>> START MATERIALS PROVIDED

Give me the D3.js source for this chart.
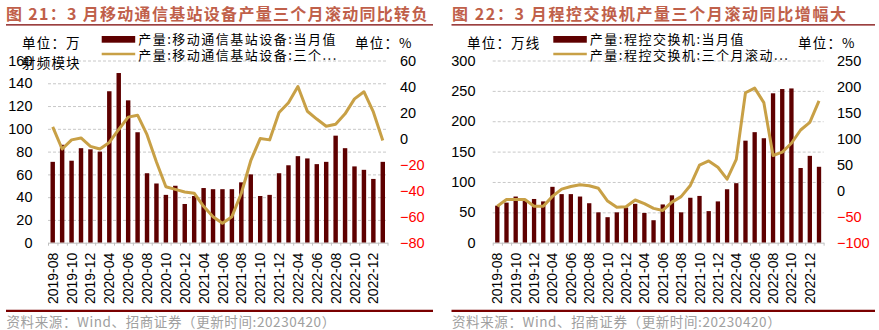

>> END MATERIALS PROVIDED
>> START MATERIALS PROVIDED

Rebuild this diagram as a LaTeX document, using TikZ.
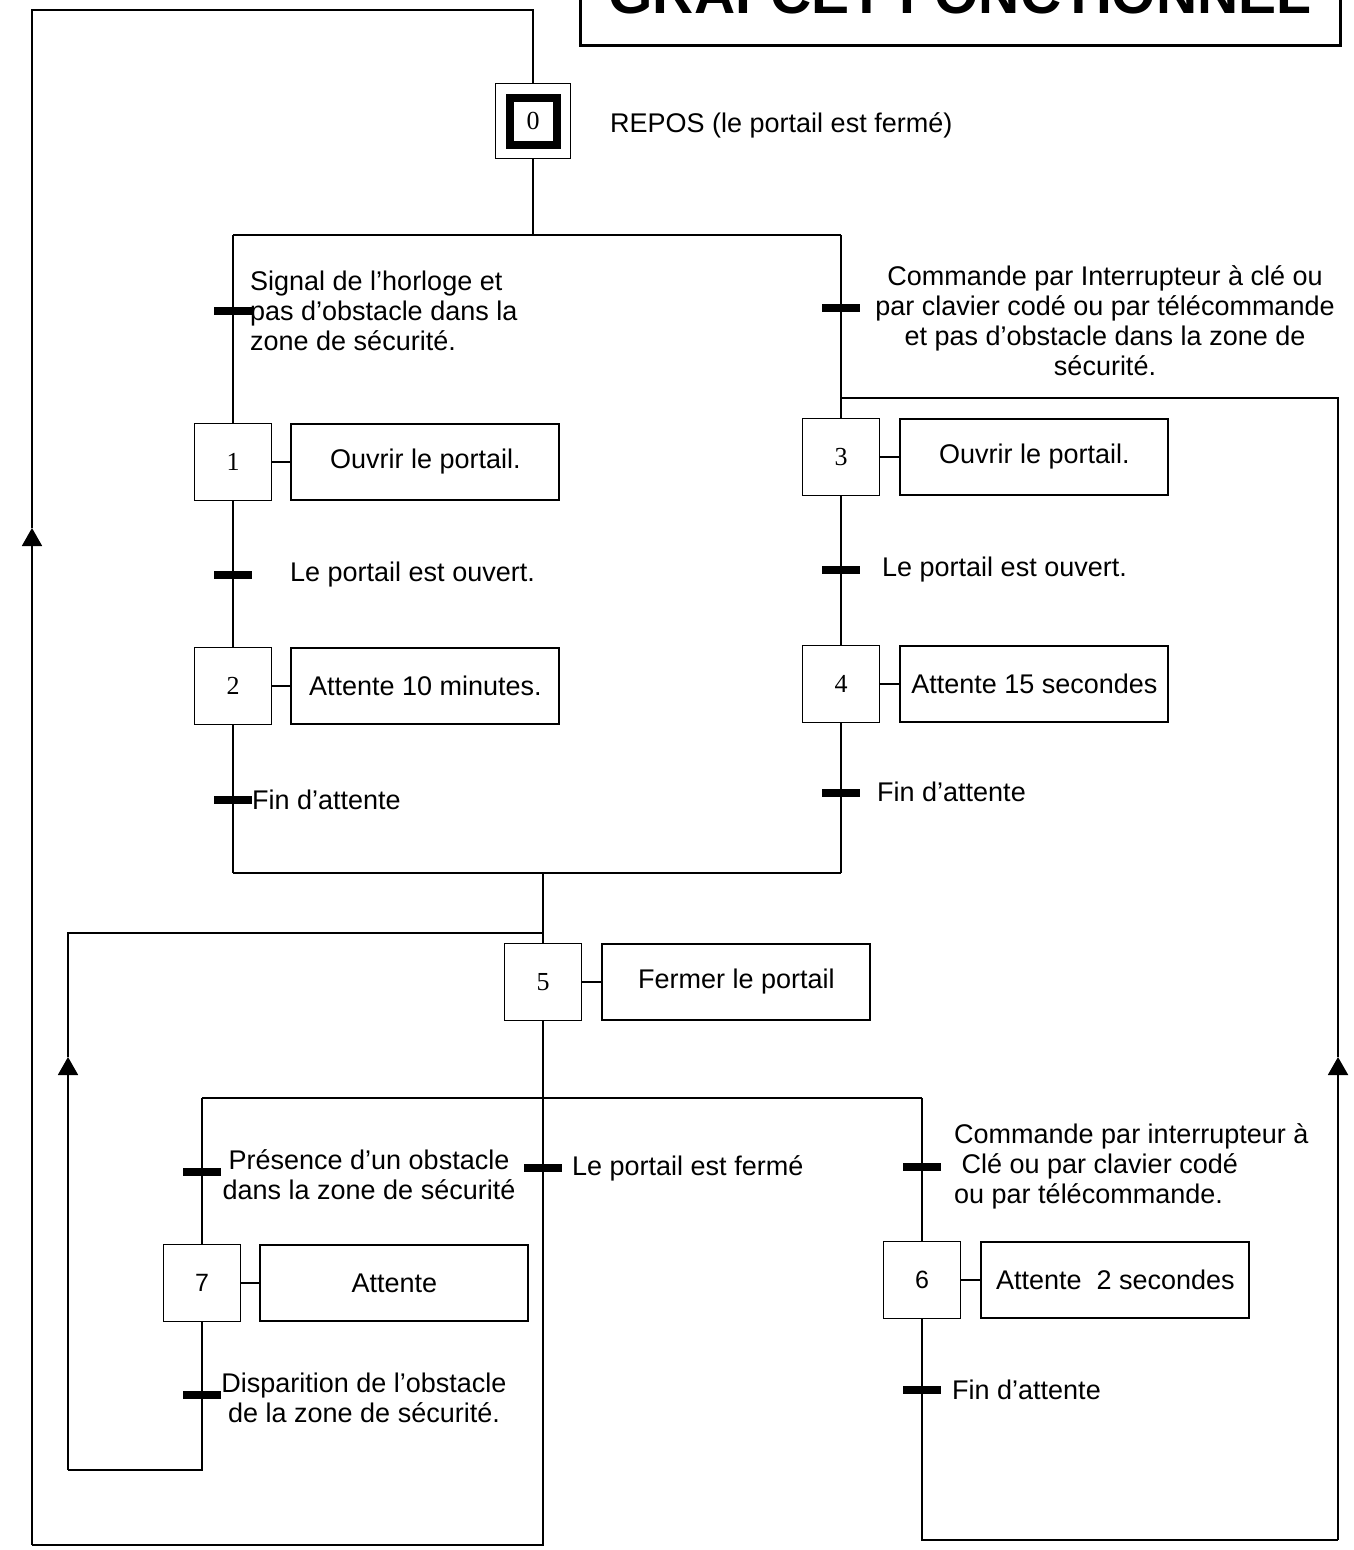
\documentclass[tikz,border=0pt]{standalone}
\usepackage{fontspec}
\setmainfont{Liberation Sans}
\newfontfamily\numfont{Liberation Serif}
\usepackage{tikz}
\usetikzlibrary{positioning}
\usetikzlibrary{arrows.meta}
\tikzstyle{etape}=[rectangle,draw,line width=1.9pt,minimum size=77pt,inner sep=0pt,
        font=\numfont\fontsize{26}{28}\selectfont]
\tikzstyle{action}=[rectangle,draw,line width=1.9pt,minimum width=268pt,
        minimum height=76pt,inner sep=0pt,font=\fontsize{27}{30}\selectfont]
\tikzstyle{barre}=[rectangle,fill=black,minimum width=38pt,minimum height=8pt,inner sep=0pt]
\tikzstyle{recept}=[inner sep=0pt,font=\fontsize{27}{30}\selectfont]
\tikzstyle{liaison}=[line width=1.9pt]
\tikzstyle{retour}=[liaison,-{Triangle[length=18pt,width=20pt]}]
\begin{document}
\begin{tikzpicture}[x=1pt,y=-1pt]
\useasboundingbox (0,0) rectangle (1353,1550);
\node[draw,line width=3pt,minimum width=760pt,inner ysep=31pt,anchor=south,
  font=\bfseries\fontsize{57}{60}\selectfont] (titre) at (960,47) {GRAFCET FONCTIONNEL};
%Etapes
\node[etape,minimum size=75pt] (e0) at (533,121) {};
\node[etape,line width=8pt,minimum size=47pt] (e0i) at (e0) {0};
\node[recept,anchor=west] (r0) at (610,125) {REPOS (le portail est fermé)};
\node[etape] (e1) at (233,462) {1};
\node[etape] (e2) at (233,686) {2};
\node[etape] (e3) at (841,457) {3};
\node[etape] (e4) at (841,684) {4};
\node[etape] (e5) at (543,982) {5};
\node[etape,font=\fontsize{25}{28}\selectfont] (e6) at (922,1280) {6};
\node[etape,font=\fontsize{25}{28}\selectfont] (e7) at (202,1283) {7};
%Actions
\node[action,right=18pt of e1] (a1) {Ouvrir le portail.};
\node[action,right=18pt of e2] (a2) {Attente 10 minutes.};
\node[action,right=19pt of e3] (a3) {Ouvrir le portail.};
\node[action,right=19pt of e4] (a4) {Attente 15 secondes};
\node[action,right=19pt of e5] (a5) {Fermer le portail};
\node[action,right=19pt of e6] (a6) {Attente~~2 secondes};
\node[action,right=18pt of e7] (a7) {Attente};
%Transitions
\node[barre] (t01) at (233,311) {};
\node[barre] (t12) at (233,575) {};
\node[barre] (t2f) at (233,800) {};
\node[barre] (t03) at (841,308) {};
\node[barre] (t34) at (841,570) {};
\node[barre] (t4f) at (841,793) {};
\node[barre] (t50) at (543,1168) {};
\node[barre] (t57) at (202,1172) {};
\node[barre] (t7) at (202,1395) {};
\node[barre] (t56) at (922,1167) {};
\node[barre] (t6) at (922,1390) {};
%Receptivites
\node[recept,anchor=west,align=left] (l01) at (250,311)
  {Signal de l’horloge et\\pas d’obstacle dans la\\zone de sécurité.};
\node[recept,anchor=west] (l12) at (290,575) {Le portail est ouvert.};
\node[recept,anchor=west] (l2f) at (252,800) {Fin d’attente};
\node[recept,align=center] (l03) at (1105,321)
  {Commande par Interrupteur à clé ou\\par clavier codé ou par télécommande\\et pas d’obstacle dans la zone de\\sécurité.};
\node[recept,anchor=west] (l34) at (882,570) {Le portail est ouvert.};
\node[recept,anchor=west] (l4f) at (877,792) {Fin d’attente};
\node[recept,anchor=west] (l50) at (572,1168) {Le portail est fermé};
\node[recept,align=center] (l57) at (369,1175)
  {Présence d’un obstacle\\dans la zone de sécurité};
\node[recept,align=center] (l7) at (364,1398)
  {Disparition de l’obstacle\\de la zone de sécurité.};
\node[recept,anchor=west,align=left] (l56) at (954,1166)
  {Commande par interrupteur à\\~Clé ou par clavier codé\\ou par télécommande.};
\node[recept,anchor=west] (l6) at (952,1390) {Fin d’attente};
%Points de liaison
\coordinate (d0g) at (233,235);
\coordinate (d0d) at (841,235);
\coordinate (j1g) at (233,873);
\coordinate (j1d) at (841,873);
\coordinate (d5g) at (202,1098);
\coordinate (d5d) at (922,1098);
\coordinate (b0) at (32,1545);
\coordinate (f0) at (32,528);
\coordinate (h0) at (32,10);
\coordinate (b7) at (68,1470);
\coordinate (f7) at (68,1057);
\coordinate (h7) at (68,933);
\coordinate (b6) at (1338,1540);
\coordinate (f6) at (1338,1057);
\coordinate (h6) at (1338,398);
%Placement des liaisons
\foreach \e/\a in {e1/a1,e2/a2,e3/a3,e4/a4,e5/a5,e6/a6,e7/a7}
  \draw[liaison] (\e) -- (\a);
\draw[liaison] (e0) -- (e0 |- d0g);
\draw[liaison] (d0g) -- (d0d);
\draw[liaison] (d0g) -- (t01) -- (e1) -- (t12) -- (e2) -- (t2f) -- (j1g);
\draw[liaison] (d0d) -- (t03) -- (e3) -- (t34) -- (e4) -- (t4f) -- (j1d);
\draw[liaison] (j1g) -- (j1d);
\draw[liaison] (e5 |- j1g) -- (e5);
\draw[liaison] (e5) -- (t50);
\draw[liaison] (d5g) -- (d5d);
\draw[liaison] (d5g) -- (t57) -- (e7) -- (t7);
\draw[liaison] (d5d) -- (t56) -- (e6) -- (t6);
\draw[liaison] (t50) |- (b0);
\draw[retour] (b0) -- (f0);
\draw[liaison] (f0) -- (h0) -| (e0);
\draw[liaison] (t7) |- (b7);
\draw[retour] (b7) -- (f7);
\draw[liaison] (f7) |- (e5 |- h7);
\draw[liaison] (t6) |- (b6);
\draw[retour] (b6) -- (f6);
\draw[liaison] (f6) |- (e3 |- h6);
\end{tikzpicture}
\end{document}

>> END MATERIALS PROVIDED

• **GIVEN TASK**: Every line above that contains the word "this" should be reported.

• **RESPONSE TO THE EXERCISE**:
Give me the D3.js source for this chart.
Rebuild this diagram as a LaTeX document, using TikZ.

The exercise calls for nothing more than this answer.